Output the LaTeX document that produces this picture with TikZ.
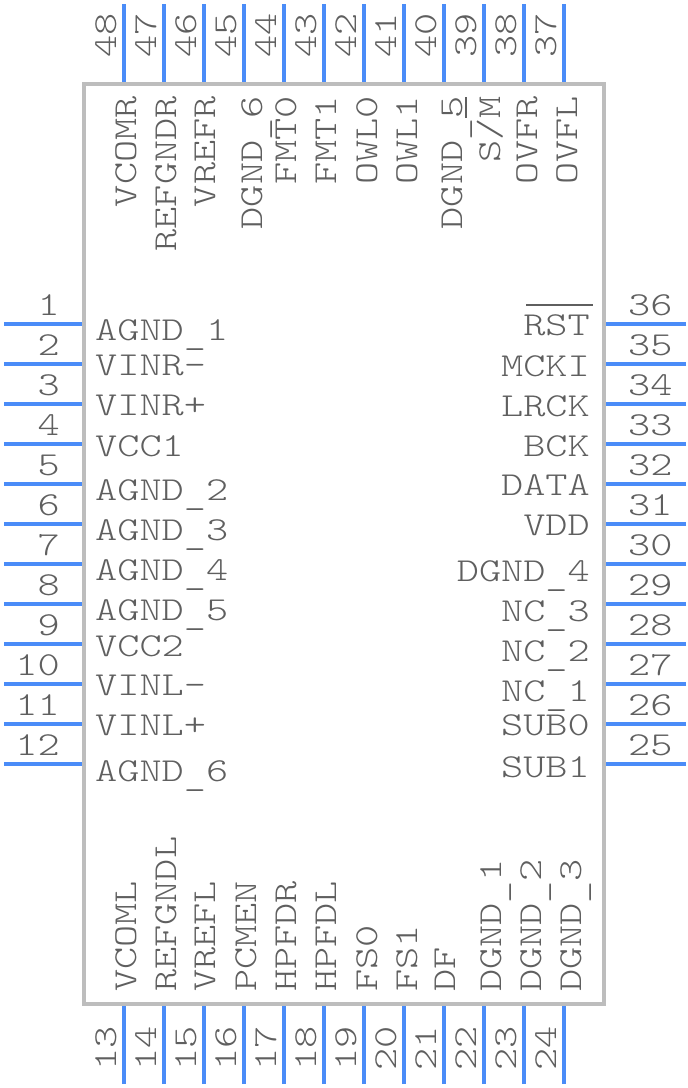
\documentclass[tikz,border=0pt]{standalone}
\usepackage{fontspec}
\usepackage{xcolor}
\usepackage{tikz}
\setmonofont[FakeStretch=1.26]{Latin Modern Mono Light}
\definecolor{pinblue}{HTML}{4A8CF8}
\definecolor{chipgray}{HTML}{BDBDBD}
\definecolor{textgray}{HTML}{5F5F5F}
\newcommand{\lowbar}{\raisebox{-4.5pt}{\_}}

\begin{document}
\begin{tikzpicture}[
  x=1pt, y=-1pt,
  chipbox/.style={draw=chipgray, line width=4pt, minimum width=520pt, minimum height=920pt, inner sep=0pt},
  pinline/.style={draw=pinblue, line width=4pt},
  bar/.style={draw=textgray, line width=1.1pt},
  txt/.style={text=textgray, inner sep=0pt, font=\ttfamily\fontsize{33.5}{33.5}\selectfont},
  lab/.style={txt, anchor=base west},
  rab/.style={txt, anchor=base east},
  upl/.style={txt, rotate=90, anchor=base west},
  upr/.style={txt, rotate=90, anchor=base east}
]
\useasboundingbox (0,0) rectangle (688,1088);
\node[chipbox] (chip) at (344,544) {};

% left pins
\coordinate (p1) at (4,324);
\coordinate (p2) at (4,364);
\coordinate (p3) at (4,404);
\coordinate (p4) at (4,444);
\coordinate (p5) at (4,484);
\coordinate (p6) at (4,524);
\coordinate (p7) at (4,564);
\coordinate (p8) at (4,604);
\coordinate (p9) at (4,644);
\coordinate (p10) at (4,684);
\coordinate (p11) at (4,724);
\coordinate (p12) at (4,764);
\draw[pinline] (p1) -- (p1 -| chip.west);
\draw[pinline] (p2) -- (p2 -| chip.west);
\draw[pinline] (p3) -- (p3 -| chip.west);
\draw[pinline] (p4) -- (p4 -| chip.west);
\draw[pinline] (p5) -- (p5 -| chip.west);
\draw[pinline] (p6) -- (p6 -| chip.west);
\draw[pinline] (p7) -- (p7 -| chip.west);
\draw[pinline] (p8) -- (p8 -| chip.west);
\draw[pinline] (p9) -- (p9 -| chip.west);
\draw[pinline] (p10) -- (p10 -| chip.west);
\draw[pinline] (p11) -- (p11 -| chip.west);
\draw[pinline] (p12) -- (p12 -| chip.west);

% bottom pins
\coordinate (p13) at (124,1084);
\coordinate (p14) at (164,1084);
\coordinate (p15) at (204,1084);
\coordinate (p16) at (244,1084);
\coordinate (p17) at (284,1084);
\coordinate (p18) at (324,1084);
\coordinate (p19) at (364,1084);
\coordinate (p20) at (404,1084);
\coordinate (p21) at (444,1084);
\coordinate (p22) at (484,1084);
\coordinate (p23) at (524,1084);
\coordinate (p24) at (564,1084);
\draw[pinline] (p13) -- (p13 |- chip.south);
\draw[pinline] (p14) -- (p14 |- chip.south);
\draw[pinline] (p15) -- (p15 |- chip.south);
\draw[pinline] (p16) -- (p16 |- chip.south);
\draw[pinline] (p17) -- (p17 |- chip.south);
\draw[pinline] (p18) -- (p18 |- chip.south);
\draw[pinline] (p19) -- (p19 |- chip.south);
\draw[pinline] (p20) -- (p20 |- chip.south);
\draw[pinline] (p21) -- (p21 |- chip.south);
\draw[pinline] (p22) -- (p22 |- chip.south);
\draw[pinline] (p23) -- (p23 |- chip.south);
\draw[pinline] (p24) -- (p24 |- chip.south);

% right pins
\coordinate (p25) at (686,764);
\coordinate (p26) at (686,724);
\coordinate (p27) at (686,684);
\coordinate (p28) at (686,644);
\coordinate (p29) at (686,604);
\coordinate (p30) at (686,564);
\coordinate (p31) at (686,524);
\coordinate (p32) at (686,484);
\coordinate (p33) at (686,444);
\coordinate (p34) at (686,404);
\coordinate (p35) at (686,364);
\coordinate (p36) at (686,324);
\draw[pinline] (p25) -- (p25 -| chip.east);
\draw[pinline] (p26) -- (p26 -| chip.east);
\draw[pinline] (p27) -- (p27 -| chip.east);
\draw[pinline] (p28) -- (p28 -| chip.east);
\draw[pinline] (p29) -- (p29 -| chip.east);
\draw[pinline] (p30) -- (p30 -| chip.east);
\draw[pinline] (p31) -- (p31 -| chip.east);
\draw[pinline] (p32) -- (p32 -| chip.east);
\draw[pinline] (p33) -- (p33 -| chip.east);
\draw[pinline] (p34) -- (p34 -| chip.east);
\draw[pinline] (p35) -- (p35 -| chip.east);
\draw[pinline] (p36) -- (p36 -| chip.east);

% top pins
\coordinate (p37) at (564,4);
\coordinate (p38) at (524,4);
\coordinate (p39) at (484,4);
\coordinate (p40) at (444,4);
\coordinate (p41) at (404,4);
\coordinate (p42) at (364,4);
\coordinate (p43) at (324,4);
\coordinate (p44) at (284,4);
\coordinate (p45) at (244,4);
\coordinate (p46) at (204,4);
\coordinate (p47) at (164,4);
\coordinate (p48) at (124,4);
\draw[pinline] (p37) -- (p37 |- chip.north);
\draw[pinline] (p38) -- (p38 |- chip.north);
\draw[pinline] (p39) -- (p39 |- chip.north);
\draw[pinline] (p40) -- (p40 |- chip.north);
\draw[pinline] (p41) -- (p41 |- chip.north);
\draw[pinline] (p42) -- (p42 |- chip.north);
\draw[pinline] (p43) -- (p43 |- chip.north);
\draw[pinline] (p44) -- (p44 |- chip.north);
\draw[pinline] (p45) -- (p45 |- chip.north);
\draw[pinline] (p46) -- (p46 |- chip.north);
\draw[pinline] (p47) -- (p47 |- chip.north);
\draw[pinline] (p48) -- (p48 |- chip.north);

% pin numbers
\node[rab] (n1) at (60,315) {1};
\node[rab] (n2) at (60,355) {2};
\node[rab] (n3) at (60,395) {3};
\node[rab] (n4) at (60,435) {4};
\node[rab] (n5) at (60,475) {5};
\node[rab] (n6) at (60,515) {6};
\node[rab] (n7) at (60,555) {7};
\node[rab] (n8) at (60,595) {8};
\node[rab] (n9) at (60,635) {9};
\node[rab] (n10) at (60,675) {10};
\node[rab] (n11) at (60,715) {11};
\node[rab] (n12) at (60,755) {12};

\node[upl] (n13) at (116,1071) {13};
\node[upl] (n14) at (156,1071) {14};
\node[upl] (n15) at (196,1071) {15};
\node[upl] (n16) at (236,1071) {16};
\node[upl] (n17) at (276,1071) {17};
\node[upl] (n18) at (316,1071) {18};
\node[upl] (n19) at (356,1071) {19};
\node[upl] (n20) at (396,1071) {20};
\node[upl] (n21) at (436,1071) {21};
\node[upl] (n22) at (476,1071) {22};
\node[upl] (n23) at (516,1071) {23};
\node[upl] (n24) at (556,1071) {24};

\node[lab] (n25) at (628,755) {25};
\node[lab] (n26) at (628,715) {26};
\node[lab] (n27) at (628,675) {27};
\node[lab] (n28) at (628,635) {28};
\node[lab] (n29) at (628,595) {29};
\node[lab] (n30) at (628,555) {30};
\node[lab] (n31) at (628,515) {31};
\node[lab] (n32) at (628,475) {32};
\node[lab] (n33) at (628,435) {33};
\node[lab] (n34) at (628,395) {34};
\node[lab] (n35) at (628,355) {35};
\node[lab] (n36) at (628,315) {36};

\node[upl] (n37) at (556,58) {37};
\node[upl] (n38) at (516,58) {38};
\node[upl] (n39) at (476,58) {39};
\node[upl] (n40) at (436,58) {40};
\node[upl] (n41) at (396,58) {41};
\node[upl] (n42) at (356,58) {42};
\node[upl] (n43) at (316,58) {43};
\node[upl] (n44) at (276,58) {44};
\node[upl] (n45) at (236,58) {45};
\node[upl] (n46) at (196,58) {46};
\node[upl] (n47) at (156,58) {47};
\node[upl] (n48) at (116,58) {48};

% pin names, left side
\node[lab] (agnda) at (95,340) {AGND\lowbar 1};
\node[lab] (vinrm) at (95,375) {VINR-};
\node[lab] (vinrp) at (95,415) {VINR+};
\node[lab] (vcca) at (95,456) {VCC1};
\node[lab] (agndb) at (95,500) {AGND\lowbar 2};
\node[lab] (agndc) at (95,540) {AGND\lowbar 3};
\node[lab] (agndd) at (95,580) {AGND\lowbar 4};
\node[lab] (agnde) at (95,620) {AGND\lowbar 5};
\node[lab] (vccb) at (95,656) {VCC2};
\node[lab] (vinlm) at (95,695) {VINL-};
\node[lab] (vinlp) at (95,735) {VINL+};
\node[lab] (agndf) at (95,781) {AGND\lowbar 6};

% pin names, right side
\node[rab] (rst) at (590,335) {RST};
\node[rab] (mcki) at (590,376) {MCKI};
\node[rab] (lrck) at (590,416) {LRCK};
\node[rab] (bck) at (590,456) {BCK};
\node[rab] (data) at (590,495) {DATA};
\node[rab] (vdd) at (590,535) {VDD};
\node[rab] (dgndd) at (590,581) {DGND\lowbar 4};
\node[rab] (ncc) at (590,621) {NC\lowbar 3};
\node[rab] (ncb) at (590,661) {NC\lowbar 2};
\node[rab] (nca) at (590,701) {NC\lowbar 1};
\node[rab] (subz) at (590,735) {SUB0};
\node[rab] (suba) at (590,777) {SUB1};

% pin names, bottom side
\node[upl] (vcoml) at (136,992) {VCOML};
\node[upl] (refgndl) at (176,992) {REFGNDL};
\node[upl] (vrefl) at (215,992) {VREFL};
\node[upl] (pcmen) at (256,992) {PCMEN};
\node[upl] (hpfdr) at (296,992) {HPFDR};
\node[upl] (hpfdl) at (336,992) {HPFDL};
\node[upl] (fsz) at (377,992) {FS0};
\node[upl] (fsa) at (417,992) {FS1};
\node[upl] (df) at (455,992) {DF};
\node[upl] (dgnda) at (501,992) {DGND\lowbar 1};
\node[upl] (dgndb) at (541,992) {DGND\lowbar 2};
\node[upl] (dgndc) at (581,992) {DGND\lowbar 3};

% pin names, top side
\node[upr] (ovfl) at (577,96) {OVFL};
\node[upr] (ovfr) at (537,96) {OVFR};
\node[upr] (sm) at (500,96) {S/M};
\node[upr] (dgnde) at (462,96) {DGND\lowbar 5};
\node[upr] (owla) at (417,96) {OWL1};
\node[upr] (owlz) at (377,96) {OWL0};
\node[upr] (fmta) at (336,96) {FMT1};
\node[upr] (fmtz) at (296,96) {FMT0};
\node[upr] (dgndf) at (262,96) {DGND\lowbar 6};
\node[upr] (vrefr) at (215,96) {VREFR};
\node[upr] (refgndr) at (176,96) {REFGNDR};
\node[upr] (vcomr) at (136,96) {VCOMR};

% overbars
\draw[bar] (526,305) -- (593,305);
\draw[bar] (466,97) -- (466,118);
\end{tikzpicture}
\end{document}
★ ★ ★ ★ ★ ★ ★
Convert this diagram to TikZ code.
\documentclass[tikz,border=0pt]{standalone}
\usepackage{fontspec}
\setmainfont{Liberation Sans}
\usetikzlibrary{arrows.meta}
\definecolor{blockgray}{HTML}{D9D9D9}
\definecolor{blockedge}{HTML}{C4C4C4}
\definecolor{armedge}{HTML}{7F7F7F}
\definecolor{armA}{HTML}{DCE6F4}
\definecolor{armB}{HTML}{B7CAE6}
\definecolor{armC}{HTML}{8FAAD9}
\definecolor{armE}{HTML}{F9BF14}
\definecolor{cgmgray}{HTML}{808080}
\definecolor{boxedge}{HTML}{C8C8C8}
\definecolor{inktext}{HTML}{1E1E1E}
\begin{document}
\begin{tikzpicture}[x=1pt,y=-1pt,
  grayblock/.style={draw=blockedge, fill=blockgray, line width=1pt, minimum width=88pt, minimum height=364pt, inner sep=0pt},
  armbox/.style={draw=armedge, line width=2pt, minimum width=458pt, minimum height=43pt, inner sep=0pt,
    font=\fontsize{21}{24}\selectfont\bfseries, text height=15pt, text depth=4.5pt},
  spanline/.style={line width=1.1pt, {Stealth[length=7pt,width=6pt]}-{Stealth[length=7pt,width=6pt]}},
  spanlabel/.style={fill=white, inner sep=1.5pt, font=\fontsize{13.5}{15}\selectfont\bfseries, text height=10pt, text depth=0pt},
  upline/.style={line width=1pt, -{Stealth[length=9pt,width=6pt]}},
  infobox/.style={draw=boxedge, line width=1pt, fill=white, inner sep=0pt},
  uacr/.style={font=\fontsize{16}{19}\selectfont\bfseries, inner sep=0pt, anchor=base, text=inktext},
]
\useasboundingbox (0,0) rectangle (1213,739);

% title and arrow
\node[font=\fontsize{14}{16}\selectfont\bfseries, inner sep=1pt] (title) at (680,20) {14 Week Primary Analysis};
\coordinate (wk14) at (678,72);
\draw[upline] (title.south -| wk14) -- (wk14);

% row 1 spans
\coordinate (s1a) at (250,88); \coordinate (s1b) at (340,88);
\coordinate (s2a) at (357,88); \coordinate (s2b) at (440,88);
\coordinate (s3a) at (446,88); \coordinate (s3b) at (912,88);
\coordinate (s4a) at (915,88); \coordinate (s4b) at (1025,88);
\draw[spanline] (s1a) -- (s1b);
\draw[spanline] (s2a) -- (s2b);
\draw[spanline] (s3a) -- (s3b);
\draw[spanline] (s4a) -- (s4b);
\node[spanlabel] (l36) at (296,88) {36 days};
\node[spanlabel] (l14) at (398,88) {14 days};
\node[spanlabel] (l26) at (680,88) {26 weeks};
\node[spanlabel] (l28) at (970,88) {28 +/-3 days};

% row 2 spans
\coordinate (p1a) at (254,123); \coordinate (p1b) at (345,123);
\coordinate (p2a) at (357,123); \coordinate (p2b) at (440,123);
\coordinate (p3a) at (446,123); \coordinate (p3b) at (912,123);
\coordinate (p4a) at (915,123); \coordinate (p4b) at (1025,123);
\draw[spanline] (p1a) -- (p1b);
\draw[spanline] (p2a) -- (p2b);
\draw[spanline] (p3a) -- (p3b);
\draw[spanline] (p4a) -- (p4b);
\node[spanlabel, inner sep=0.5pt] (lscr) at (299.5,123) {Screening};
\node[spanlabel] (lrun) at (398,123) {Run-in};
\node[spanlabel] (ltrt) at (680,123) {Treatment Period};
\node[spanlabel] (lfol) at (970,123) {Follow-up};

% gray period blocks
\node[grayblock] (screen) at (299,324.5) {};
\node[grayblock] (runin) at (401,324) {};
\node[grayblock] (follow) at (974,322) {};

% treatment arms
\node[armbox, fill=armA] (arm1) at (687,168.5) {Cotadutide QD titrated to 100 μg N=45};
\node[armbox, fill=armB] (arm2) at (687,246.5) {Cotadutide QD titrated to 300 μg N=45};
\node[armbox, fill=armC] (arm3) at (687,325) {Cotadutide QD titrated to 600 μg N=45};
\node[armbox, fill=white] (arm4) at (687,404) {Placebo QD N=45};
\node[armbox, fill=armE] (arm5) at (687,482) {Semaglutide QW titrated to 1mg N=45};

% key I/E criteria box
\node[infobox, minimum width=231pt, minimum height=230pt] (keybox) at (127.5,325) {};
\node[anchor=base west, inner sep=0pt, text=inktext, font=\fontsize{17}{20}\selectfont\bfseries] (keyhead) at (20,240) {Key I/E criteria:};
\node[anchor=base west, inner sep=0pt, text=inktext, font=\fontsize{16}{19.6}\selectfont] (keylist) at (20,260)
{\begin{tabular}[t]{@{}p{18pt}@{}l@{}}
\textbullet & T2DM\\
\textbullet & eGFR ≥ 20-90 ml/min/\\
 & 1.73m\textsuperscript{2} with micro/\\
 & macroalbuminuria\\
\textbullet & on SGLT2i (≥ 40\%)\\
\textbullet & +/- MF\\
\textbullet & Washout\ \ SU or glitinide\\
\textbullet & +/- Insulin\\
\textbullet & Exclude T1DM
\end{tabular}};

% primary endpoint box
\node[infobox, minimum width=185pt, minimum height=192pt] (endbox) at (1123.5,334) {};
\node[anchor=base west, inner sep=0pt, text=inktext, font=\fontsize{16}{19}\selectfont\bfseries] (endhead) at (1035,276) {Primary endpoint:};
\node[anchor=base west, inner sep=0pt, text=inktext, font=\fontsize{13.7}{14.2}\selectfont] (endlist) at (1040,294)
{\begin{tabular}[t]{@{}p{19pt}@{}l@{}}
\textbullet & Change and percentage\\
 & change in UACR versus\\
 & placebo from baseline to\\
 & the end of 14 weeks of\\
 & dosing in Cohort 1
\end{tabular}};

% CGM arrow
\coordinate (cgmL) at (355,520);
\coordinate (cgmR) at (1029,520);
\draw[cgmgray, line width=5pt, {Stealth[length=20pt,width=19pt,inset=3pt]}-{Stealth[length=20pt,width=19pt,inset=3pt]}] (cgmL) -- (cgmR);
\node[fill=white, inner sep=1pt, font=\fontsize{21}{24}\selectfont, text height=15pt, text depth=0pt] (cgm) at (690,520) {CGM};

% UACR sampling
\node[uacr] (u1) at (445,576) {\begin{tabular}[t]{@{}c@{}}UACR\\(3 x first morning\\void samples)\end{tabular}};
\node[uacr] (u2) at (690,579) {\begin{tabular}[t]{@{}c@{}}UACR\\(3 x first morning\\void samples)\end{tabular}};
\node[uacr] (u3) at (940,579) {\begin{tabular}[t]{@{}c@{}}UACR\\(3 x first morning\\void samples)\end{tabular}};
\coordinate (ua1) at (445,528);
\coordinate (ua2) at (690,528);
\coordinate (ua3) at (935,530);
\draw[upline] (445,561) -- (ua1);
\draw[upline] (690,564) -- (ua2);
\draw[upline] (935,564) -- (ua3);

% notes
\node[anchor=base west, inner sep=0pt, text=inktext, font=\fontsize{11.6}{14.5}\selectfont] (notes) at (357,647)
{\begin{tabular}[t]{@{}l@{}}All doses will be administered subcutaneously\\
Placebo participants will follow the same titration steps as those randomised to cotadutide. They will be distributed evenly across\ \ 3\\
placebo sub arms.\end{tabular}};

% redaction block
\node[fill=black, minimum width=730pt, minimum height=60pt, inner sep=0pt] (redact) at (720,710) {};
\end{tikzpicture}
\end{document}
★ ★ ★ ★ ★ ★ ★
● EXERCISE AIM: In the listing above, find the line with "Output the LaTeX" and the line with "(chip) at (344,544)". Set down both and every line between them, minus the pictures.

● CORRECT OUTPUT:
Output the LaTeX document that produces this picture with TikZ.
\documentclass[tikz,border=0pt]{standalone}
\usepackage{fontspec}
\usepackage{xcolor}
\usepackage{tikz}
\setmonofont[FakeStretch=1.26]{Latin Modern Mono Light}
\definecolor{pinblue}{HTML}{4A8CF8}
\definecolor{chipgray}{HTML}{BDBDBD}
\definecolor{textgray}{HTML}{5F5F5F}
\newcommand{\lowbar}{\raisebox{-4.5pt}{\_}}

\begin{document}
\begin{tikzpicture}[
  x=1pt, y=-1pt,
  chipbox/.style={draw=chipgray, line width=4pt, minimum width=520pt, minimum height=920pt, inner sep=0pt},
  pinline/.style={draw=pinblue, line width=4pt},
  bar/.style={draw=textgray, line width=1.1pt},
  txt/.style={text=textgray, inner sep=0pt, font=\ttfamily\fontsize{33.5}{33.5}\selectfont},
  lab/.style={txt, anchor=base west},
  rab/.style={txt, anchor=base east},
  upl/.style={txt, rotate=90, anchor=base west},
  upr/.style={txt, rotate=90, anchor=base east}
]
\useasboundingbox (0,0) rectangle (688,1088);
\node[chipbox] (chip) at (344,544) {};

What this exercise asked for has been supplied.